Some people like to use time-limited dating as an exit strategy. In this situation, you simply tell the guy you would like to just get to know them across the course of three weeks, letting them know in advance that you want to get to know a lot of different people right now rather than spend a lot of time dating one person. Personally, I think there are too many limitations caused by that kind of exit strategy.
I prefer a more straightforward approach. The point of having your exit strategy is to protect the relationship you have with a friend or group of friends in case you need to break up with a person your friend introduced you to. I say go straight to the source.
Setup your exit strategy by having a frank discussion with your friend about the fact that (in all likelihood) you will not continue dating the person they set you up with indefinitely. Tell them you don’t want them to feel they need to defend you or the other person if that happens. You don’t want them to feel stuck in the middle of two people badmouthing each other if things end badly for some reason.
In most cases, that is all that is needed. Having that discussion psychologically prepares your friend to see the end of the relationship as a part of your healthy pursuit of the best life possible.
The other component to a good exit strategy is consideration of the way group dynamics may change if you date someone in a group of friends and then break up. That occurrence often changes the dynamic of a group dramatically. Just think it through and be prepared to accept the potential change…or else don’t date the guy. There are many advantages to dating friends of friends. I just want you to think ahead and be prepared.

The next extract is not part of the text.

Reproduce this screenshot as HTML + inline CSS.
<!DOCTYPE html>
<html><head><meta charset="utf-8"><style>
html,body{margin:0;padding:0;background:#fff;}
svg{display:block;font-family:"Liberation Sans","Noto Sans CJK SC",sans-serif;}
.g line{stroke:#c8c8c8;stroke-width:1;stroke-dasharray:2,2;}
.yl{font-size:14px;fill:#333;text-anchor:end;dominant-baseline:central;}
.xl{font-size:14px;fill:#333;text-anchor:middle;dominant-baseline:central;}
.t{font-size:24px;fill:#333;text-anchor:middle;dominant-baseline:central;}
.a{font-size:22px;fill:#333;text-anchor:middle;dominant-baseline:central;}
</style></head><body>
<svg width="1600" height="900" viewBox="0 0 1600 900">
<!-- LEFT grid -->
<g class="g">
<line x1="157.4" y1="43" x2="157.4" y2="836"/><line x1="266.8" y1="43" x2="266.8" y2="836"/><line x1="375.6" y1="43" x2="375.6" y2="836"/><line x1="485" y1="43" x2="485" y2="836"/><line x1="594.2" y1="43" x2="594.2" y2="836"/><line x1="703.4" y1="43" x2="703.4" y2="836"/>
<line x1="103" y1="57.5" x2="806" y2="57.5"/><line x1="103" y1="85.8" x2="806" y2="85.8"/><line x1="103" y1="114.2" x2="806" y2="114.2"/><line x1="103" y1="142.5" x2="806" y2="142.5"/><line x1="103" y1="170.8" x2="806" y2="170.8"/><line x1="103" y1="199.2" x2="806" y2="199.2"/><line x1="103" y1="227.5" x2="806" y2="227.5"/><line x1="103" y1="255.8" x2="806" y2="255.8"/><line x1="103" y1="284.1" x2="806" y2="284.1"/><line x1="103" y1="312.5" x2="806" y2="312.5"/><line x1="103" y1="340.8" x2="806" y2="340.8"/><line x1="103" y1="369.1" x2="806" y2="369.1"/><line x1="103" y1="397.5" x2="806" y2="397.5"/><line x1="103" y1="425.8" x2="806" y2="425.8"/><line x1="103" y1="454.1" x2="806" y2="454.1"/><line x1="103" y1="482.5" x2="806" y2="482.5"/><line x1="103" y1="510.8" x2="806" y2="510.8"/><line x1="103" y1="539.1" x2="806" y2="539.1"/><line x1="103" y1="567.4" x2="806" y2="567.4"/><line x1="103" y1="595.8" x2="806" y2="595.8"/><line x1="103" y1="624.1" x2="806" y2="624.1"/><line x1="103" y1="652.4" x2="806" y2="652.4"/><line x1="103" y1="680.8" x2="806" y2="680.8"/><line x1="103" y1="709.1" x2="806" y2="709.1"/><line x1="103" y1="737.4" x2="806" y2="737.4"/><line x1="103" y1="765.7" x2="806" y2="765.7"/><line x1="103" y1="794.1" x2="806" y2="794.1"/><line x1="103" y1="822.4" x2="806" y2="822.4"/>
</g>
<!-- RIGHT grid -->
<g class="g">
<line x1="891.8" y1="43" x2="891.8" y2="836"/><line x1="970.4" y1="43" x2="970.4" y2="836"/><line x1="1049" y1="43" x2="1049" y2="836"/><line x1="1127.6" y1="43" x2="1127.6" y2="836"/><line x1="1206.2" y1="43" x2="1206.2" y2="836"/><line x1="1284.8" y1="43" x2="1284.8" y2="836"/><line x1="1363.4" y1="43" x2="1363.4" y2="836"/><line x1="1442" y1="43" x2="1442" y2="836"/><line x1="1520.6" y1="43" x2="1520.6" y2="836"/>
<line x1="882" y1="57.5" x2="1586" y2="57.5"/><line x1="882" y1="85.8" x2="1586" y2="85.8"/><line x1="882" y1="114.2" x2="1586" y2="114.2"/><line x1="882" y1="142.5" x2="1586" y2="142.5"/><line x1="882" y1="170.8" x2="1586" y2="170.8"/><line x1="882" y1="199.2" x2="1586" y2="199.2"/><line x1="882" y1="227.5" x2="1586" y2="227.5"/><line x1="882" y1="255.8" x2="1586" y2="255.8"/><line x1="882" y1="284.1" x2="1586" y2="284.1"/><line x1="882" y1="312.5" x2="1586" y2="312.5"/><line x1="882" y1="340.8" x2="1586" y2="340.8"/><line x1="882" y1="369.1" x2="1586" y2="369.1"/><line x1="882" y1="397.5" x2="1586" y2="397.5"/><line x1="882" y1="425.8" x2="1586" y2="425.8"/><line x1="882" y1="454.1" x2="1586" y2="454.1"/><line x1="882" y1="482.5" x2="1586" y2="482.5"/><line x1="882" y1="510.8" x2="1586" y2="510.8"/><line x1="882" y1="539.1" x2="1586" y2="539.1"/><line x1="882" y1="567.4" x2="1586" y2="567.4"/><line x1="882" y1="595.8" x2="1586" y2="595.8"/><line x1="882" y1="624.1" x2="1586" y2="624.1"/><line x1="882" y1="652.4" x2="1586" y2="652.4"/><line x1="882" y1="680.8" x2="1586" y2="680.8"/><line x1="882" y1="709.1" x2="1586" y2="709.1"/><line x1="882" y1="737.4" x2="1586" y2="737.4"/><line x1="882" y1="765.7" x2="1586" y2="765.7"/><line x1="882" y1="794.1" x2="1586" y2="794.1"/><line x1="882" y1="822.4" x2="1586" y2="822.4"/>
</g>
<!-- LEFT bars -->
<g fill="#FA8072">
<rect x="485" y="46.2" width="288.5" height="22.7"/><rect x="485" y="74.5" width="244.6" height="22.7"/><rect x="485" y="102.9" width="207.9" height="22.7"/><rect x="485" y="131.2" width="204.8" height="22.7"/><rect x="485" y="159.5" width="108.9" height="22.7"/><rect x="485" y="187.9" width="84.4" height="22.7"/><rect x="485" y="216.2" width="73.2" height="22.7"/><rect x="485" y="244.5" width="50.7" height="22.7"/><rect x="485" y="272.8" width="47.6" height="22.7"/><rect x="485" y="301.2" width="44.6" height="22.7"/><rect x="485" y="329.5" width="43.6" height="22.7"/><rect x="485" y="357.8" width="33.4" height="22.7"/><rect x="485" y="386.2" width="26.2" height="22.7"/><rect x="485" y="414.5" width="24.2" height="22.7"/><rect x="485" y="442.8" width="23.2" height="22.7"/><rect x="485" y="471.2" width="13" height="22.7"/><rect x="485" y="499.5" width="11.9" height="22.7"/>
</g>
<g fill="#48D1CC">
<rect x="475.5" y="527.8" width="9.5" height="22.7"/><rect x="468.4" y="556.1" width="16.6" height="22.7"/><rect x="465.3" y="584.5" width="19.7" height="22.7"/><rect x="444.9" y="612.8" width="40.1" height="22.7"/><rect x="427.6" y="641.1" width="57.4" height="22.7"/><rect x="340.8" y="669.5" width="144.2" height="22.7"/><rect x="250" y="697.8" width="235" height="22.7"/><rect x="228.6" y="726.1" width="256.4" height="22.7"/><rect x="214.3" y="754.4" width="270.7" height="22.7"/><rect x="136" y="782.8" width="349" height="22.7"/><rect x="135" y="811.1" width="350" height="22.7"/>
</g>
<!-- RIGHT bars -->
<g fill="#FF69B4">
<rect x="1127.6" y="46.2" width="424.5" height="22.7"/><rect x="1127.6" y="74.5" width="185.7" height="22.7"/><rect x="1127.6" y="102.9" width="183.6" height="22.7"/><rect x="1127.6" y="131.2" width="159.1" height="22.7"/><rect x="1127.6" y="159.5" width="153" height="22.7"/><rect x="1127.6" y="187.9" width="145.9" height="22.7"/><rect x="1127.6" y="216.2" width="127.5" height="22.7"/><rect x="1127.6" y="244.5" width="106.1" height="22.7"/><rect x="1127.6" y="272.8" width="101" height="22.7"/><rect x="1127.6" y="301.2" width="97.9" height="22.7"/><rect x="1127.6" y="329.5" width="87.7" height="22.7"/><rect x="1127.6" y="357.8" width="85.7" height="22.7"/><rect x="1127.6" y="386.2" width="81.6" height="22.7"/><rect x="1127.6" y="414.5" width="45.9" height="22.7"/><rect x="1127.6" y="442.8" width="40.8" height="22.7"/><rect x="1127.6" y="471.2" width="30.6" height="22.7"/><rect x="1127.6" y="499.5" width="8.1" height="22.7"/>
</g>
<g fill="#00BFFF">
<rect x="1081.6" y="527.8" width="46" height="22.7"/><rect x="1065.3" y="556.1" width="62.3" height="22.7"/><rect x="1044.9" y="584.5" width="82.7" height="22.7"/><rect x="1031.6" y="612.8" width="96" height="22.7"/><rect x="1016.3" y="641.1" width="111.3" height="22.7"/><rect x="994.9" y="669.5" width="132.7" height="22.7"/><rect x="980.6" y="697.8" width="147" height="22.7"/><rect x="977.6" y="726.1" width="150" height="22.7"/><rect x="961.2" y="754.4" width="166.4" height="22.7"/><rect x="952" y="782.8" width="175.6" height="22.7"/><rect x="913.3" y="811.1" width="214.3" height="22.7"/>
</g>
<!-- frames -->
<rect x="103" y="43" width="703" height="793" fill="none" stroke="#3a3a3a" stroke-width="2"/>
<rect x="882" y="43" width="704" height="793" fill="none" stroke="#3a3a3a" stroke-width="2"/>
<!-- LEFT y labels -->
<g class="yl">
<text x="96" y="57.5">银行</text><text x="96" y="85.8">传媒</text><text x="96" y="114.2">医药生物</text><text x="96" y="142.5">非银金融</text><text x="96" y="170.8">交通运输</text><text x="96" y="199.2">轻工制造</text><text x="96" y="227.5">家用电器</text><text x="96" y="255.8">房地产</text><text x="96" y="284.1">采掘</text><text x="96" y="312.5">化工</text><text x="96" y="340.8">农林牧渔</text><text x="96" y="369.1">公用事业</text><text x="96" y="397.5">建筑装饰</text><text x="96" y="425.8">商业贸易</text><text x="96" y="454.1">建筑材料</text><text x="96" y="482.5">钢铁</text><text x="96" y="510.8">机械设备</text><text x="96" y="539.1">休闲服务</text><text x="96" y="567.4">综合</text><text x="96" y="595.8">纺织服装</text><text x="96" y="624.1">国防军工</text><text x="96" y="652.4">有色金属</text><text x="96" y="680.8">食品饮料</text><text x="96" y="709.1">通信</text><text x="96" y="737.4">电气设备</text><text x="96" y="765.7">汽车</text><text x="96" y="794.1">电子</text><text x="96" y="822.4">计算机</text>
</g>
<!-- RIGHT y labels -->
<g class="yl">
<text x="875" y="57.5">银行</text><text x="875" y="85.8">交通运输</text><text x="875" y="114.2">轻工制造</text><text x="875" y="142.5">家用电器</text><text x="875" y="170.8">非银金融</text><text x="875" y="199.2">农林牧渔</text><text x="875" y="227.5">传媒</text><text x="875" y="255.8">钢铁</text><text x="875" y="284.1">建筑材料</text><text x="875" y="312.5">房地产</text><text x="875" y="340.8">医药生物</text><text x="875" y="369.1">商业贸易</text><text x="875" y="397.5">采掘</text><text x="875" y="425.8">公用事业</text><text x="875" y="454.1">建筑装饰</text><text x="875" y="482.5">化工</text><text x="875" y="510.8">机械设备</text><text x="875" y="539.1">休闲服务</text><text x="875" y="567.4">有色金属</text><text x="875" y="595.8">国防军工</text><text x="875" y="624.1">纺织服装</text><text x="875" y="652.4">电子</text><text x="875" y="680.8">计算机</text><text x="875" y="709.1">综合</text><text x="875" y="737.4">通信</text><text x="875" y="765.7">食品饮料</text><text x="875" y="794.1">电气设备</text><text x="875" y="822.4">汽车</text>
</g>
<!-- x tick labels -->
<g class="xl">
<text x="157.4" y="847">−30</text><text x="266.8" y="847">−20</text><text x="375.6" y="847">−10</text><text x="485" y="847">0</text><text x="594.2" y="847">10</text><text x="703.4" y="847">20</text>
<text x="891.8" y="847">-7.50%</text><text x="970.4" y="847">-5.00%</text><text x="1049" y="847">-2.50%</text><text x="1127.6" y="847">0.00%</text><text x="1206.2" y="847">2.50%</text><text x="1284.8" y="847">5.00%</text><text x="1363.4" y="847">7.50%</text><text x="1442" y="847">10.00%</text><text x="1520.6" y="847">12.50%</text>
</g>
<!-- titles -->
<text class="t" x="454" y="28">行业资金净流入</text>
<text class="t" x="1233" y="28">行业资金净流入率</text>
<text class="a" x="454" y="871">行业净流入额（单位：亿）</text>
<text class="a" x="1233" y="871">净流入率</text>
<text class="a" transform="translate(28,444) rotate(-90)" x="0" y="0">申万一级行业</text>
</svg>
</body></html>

Hi james, this is railah, am in college, my parents couldnt afford rent , i decided to live with my boyfiend while studying, but he has been stress for me, he drinks from monday to monday, and he doesnt care as in he cant buy me lotion, clothes, or even vive me money for my hair, he works but idnt work, ilove him but sooo tired of his behaviours, icome from school rushing to come and cook for him, when my friends call me, he comolains they are my guys, pliz ineed advice , what should i do
Hi Railah. Relationships generally go better when you start from a position of independence. I understand why two people would decide to share resources in order to reduce expenses. However, the two of you are facing many of the frustrations that a married couple would typically face…but only after a serious commitment with vows to love and cherish each other. But when you are thrown into that cohabitation environment near the beginning of a relationship, all the stress of living with another person can push two young lovers apart rather quickly.
While the decision is entirely yours, some people find it easier to share rent with friends and maintain a sense of financial independence by working a part-time job, even though that reduces the amount of time you can spend enjoying and building up the relationship with a romantic partner.

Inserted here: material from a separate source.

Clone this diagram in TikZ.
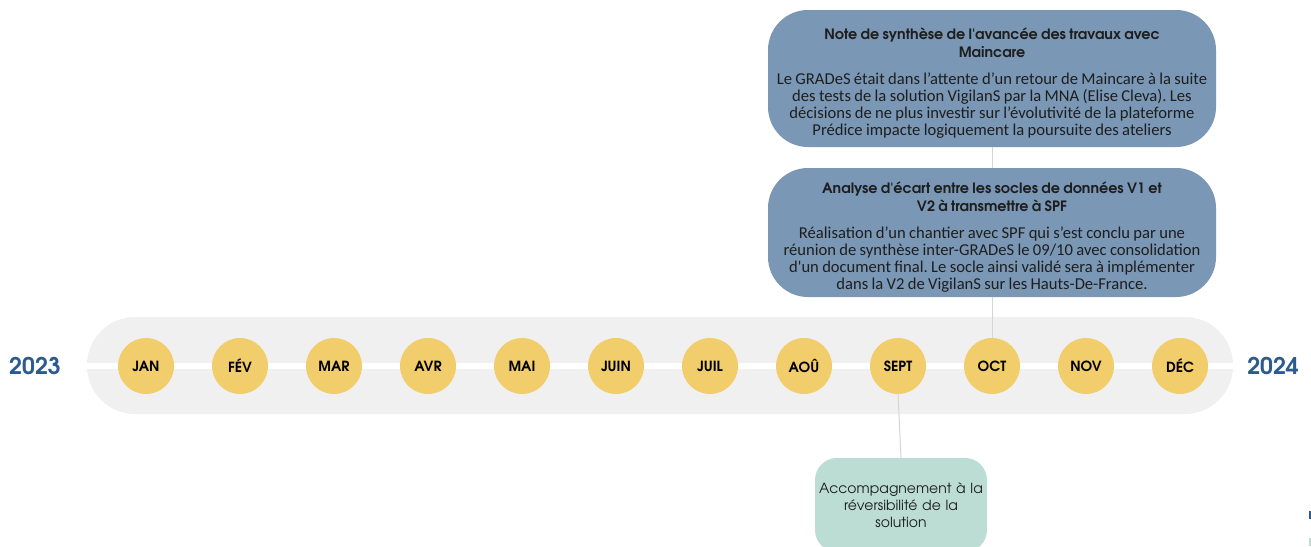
\documentclass[tikz,border=0pt]{standalone}
\usepackage{fontspec}
\setmainfont{Carlito}
\newfontfamily\gothic{texgyreadventor}[Extension=.otf, UprightFont=*-regular, BoldFont=*-bold, ItalicFont=*-italic, BoldItalicFont=*-bolditalic]
\definecolor{gold}{HTML}{F2CD6C}
\definecolor{bandgray}{HTML}{F0F0F0}
\definecolor{boxblue}{HTML}{7A97B5}
\definecolor{tealbox}{HTML}{BCDDD3}
\definecolor{yearblue}{HTML}{2B5C8F}
\definecolor{conngray}{HTML}{D5D5D5}
\definecolor{textdark}{HTML}{1E1E1E}
\newcommand{\titlef}{\gothic\bfseries\fontsize{14.3}{18}\selectfont}
\newcommand{\bodyf}{\fontsize{16.6}{17}\selectfont}
\setlength{\parindent}{0pt}
\frenchspacing
\begin{document}
\begin{tikzpicture}[x=1pt,y=-1pt,
  band/.style={fill=bandgray, rounded corners=48pt, minimum width=1146pt, minimum height=97pt, inner sep=0pt},
  month/.style={circle, fill=gold, minimum size=56pt, inner sep=0pt, text=black, font=\gothic\bfseries\fontsize{14}{14}\selectfont},
  bluebox/.style={fill=boxblue, rounded corners=40pt, minimum width=448pt, text width=446pt, align=center, inner sep=0pt, text=textdark},
  greenbox/.style={fill=tealbox, rounded corners=22pt, minimum width=172pt, minimum height=94pt, text width=170pt, align=center, inner sep=0pt, text=textdark, font=\gothic\fontsize{14}{17}\selectfont},
  conn/.style={draw=conngray, line width=1pt},
  yearlab/.style={font=\gothic\bfseries\fontsize{23}{23}\selectfont, text=yearblue}
]
\useasboundingbox (0,0) rectangle (1311,546);
\clip (0,0) rectangle (1311,546);
\node[band] (band) at (660,365.5) {};
\draw[white, line width=6pt] (band.west) -- (band.east);
\foreach \m [count=\i] in {JAN,FÉV,MAR,AVR,MAI,JUIN,JUIL,AOÛ,SEPT,OCT,NOV,DÉC}{
  \node[month] (m\i) at ({146+94*(\i-1)},366) {\m};
}
\node[yearlab] (y1) at (35,366) {2023};
\node[yearlab] (y2) at (1273,366) {2024};
\node[bluebox, minimum height=137pt] (n1) at (992,78.5) {%
  \par\vspace*{3pt}%
  {\titlef Note de synthèse de l\textquotesingle avancée des travaux avec\\Maincare\par}\vspace{10pt}%
  {\bodyf Le GRADeS était dans l’attente d’un retour de Maincare à la suite\\des tests de la solution VigilanS par la MNA (Elise Cleva). Les\\décisions de ne plus investir sur l’évolutivité de la plateforme\\Prédice impacte logiquement la poursuite des ateliers\par}};
\node[bluebox, minimum height=129pt] (n2) at (992,232.5) {%
  \par\vspace*{3pt}%
  {\titlef Analyse d\textquotesingle écart entre les socles de données V1 et\\V2 à transmettre à SPF\par}\vspace{10pt}%
  {\bodyf Réalisation d’un chantier avec SPF qui s’est conclu par une\\réunion de synthèse inter-GRADeS le 09/10 avec consolidation\\d\textquotesingle un document final. Le socle ainsi validé sera à implémenter\\dans la V2 de VigilanS sur les Hauts-De-France.\par}};
\node[greenbox] (n3) at (901,505) {Accompagnement à la\\réversibilité de la\\solution};
\draw[conn] (n1.south) -- (n2.north);
\draw[conn] (n2.south) -- (m10.north);
\draw[conn] (m9.south) -- (n3.north);
\fill[yearblue] (1308.5,511) rectangle (1311,519);
\fill[tealbox] (1308.5,538) rectangle (1311,546);
\end{tikzpicture}
\end{document}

Thank you for this one, James. You hit another home run. I ran into a situation like this last weekend, and there is much to think about in your post & the comments…
I’m still trying to get over a very bad breakup from last year. In the current stage of recovery, I’m focusing on what qualities & communication skills he has that make me miss him so much, then looking for those things in other friends but especially trying to develop them in myself–using his example to learn from him how to express that to others. He is a full-blown narcissist so he isn’t good relationship material AT ALL, and he fooled me and sucked me in. But in the hands of someone who isn’t a narcissist, using some of the highly-developed good skills he has would make the world a better place and would improve my experience. As horribly painful as this experience has been, as Odette said, it is for sure a gift for a better future.
I like this post very much. It addresses a very fundamental
issue for both men and women.
A friend of my son’s (she’s my age, though) went on a date with a man whom her friends introduced her to. They said he was the perfect man for her. On that first date he was telling her about having hit his ex wife. After the date, she found out from someone else that his ex wife died under VERY suspicious circumstances and that it is rumored that he killed her. I will stick with meeting my dates online!
Brenda I feel for you.
The brain of a love-sick works like a drug addict trying to quit. More you try to avoid thinking about him and more you obsess over him. In marketing we call that Buyology… This is why the negative ads about quit smoking don’t work!
I also dated an ex-colleague of mine once. The fling ended. It was doomed from the start anyway because of huge, irreconcilable differences,,,
Funnily the end of something that was supposed to be an insignificant fling became a very painful one. I cried for days and felt miserable for weeks. Digging deeper, I realised that not my heart but my EGO took the hitting!
The best way for me to get over it was by writing a list of his most ennoying and negative traits and focus on them.
Good article. Good ideas.
yeah! I married my boss, lost my job as a result, had three children then when he left, cleaned out the bank accounts!!! Its a wonderful thing to learn these things…. they make for a much wiser more grounded person. Think of these experiences as gifts for abetter future!! 🙂
That sounds like a bit of a generalisation…. there has been many times when I wished Id had an exit strategy so that I could be clear when I was not comfortable to continue dating a man…. he should not have to “sense” it…. it is up to you to be clear, fair and honest… and sensitive. The only way to be that is to have thought it through.
I can not agree here. I have dumped almost all of my boyfriends (even my husband) and I am not saying that is easy. You always need an exit strategy because it changes your life (ending a relationship) whether you like or not, regardless of who is leaving who here. I do not want to sound heartless but I do not believe in relationships which are not good for me.
Amen sister! You rock…He may be a great guy or not…if I stay is my choice!
….Been there, done that…It sucks! I feel for u…But, now u know, DON’T DO IT AGAIN! LOL….
Oh give me a break, girls don’t need an exit strategy, it’s always the guys that leave. I’ve never had to let a guy down in my life. If I’m even slightly not into him, he can sense it right away.
I have always had to be the one to break up with a guy. I’m not talking casual dating but those that I dated for a substantial amount of time it had to be me to end it.
I dated a guy at work, now I’m miserable every day at work because I see him every day, I’m still in love with him and I should have known better. It’s not possible for me to change jobs so I’m stuck, what a horribel way to learn a very hard lesson.